Ich hatte so viele Fragen, doch ich war einfach zu müde, um sie Jonathan zu stellen. Es dauerte nur wenige Minuten und ich fiel in einen unruhigen Schlaf.
Ich erwachte erst wieder, als der Wagen
zum stehen kam. Das helle Licht blendete meine Augen. Ich musste ein paar mal blinzeln, um mich daran zu gewöhnen.
„Wir sind da!“ sagte Jon.
Ich wollte mich aufrichten, musste jedoch kurz inne halten, weil mich eine neue Welle des Schmerzes überkam. Jede noch so kleine Bewegung reichte aus, um genau das auszulösen.
Irgendwie fühlte es sich noch schlimmer an als im Park. Ich brauchte dringend Hilfe.
Jonathan war schon ausgestiegen und öffnete die Wagentür.
Als mein Füße den Boden berührten, sah ich mich zum ersten Mal um. Alles was erblicken konnte, waren massenweise
Bäume und Gestrüpp. Warum brachte mich Jonathan in einen Wald?
Die Frage beantwortete sich von allein, als ich das Haus vor mir wahrnahm.
„Hier wohnt also dein Freund?“
„Ja. Er mag es etwas abgeschieden.“
Ich legte meinen Arm um Jonathan und wir liefen Richtung Haus und stiegen die drei Treppen, die zur Haustür führten, nach oben.

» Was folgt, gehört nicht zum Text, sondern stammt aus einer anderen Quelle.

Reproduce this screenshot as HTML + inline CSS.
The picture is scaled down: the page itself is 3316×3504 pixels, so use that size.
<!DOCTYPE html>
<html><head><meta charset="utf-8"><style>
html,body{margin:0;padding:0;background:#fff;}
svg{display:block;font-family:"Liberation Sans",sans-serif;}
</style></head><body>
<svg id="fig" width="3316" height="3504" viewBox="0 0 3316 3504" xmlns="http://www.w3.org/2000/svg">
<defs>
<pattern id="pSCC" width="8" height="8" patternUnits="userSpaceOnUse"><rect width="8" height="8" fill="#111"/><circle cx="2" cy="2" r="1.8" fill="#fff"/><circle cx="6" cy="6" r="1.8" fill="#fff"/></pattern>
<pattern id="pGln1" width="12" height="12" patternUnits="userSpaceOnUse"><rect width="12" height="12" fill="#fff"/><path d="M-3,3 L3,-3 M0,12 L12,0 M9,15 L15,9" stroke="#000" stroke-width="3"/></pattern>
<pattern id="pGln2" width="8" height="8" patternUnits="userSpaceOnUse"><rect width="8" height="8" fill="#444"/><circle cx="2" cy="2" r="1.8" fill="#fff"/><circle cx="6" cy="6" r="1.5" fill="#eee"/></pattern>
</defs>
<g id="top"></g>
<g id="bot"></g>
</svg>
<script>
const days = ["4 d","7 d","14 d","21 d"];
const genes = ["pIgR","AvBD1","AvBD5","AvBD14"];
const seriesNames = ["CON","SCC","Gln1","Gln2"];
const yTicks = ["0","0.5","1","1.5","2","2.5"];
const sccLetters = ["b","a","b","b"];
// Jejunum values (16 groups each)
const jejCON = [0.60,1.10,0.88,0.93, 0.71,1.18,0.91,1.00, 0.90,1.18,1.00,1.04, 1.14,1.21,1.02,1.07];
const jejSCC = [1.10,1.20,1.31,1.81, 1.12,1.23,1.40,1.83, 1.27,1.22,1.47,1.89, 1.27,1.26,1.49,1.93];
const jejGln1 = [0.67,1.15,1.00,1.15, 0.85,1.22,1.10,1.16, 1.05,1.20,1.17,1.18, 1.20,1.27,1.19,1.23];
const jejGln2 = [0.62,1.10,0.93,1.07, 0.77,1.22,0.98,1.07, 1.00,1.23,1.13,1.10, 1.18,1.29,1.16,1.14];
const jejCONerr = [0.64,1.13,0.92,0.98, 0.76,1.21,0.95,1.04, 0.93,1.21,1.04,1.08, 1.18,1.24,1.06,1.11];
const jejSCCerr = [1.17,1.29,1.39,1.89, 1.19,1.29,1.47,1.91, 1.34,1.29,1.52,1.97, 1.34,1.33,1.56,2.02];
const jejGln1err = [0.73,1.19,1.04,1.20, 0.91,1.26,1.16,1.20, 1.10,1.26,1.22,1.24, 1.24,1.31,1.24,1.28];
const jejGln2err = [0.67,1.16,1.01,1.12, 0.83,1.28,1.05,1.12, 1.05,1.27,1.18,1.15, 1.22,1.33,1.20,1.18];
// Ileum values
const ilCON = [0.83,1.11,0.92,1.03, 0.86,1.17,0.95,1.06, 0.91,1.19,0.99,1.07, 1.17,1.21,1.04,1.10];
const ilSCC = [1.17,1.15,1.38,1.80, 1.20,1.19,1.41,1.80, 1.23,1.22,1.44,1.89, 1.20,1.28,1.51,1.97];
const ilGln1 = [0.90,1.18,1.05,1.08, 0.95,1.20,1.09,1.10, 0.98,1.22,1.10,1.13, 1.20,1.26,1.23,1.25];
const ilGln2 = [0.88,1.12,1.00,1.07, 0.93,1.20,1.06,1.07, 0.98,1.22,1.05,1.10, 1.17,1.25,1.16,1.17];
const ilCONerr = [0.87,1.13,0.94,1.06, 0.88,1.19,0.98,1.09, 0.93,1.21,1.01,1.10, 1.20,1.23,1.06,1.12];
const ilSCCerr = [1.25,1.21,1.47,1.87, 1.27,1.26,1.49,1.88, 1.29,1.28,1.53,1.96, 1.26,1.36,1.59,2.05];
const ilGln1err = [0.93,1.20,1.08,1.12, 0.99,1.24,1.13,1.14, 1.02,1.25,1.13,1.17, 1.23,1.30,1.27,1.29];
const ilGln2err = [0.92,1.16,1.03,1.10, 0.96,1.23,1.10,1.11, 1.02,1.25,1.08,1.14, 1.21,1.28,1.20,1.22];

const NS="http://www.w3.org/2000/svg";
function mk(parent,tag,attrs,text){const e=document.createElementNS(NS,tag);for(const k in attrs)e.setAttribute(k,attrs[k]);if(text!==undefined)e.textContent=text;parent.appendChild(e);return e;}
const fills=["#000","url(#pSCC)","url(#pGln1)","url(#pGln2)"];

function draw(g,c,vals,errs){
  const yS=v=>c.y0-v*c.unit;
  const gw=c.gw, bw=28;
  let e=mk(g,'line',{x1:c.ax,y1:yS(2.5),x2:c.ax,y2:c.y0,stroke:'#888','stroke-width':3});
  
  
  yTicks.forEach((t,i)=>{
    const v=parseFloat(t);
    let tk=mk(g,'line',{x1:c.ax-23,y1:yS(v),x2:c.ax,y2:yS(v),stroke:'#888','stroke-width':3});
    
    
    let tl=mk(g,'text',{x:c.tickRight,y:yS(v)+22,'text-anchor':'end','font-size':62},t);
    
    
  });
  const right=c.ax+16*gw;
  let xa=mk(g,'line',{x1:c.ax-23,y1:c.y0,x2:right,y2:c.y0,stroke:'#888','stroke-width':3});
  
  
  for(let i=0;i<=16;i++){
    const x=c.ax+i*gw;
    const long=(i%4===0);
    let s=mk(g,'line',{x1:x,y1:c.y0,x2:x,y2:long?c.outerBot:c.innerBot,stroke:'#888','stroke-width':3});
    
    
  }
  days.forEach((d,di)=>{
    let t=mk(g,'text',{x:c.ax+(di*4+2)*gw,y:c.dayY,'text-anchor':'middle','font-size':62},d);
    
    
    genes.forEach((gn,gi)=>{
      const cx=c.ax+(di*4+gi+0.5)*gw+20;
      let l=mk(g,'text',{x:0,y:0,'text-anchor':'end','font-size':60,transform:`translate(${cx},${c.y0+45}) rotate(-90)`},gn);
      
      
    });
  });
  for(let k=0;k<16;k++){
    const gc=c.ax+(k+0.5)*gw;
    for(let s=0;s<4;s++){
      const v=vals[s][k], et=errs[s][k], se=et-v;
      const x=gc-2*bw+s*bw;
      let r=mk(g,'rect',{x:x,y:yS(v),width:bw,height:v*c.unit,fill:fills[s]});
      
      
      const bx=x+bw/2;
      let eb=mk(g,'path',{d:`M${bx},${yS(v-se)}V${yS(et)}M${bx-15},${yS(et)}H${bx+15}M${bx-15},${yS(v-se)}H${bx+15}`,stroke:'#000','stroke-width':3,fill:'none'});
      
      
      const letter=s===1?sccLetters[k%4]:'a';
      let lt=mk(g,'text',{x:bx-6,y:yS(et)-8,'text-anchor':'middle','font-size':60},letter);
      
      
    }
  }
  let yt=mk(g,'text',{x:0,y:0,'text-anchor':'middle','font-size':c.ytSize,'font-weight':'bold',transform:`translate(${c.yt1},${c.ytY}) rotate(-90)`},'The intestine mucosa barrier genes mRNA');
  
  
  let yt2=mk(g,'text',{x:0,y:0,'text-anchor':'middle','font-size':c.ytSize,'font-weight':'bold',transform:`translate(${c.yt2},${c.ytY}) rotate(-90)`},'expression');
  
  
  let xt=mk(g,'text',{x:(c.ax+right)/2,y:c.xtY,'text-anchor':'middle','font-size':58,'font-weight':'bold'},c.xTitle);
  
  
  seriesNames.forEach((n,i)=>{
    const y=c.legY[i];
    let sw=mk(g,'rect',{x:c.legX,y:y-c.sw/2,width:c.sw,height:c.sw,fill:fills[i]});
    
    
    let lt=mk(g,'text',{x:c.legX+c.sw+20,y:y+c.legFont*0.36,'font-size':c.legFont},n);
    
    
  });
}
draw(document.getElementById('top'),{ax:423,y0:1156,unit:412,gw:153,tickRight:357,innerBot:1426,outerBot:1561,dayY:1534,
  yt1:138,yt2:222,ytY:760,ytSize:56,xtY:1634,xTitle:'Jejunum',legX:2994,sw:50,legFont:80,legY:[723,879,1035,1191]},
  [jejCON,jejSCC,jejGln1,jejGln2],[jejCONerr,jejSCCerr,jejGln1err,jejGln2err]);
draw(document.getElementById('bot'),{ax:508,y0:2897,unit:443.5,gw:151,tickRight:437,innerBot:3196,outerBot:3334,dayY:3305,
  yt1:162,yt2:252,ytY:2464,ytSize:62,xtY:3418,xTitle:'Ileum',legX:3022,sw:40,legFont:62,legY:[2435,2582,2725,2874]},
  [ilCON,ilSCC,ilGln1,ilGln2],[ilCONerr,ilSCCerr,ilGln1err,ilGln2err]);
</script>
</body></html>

„Du bist mir einige Erklärungen schuldig!“ sagte ich.
„Nicht jetzt, Mason. Du bekommst deine Antworten schon noch.“
Es war zwecklos, etwas zu erwidern. Ich sollte mich lieber erst einmal behandeln
lassen.
Jonathan ließ mich kurz los, um die Klingel zu betätigen.
Wenige Sekunden später öffnete sich die Tür und beim Anblick des Menschen, der jetzt vor mir stand, wäre ich beinahe nach hinten umgekippt.
Panik und Angst suchten mich gleichzeitig heim.
„Sie sehen etwas blass aus...“ war alles, was ich noch hörte, dann brach ich zusammen.